## Exercise directions
Select, from the data, each line where "this" occurs.

## Raw data
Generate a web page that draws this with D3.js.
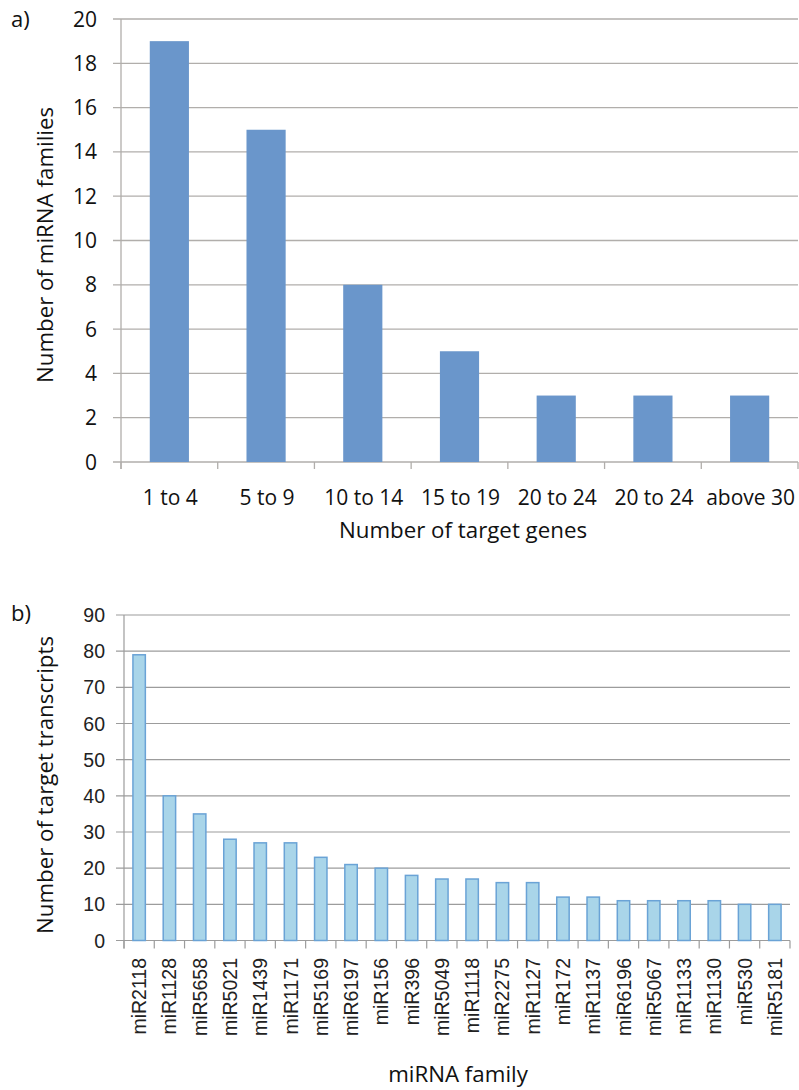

---

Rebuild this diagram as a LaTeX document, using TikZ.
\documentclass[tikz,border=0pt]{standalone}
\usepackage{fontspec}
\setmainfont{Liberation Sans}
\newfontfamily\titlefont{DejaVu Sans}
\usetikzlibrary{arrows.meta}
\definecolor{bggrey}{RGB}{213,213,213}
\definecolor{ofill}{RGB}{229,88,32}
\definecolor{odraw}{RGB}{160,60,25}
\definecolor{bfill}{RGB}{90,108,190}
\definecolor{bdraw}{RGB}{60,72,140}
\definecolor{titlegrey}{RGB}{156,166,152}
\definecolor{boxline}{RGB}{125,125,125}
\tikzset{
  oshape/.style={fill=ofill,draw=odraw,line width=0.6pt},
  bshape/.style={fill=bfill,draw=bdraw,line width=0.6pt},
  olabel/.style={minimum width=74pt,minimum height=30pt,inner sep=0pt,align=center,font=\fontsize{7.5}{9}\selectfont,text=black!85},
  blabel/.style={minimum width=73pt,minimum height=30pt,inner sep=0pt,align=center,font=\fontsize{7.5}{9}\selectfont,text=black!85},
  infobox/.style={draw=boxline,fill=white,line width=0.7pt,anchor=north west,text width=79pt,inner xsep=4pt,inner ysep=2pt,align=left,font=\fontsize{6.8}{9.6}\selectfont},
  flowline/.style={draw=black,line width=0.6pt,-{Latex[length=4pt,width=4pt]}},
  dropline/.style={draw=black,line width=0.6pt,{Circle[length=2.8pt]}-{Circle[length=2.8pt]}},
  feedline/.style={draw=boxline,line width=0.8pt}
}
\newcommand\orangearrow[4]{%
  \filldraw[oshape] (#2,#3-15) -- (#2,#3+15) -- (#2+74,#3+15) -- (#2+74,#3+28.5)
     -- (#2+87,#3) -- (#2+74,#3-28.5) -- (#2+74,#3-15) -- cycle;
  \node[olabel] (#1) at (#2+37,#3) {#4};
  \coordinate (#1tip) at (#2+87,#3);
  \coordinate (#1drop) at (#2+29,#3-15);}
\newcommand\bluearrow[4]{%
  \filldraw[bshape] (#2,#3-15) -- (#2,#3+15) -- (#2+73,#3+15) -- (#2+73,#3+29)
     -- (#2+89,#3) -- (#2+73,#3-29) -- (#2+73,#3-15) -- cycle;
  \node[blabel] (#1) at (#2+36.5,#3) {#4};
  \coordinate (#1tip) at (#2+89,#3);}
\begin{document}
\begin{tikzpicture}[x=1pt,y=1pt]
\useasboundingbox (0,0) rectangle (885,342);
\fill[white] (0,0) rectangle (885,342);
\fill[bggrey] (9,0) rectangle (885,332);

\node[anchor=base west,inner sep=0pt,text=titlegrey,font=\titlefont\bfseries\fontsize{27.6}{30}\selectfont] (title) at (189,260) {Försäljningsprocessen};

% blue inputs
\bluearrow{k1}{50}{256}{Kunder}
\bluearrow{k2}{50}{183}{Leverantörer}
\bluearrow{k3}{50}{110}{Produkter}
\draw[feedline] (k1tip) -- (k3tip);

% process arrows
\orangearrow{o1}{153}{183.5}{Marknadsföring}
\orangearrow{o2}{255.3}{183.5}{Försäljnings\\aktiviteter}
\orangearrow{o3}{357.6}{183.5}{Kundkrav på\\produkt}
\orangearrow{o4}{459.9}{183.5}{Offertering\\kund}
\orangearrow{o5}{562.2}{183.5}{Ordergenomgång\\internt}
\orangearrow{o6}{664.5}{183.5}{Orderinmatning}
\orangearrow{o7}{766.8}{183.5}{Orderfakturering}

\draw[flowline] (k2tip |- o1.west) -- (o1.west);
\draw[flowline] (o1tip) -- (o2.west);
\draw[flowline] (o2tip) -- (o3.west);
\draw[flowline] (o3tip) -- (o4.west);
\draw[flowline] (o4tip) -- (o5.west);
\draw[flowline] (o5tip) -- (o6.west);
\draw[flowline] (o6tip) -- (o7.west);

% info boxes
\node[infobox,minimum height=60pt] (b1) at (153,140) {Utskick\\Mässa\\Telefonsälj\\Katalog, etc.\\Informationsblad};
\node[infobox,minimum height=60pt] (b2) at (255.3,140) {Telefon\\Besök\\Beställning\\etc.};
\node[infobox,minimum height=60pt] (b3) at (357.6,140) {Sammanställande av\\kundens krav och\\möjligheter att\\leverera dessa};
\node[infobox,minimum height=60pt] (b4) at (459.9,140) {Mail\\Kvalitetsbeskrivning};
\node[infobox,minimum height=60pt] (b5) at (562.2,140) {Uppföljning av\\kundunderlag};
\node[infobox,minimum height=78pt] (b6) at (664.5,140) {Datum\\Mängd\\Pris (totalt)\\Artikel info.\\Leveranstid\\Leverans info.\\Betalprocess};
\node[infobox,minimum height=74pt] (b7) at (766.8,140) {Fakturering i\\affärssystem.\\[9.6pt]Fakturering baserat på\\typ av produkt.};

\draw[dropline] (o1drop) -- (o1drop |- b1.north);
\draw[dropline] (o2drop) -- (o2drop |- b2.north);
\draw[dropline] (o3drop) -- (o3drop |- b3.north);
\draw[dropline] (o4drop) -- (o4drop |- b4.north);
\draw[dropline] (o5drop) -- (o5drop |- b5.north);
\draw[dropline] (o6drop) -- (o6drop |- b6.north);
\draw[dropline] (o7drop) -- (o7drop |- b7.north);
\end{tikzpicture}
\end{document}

## Full solution
Generate a web page that draws this with D3.js.
Rebuild this diagram as a LaTeX document, using TikZ.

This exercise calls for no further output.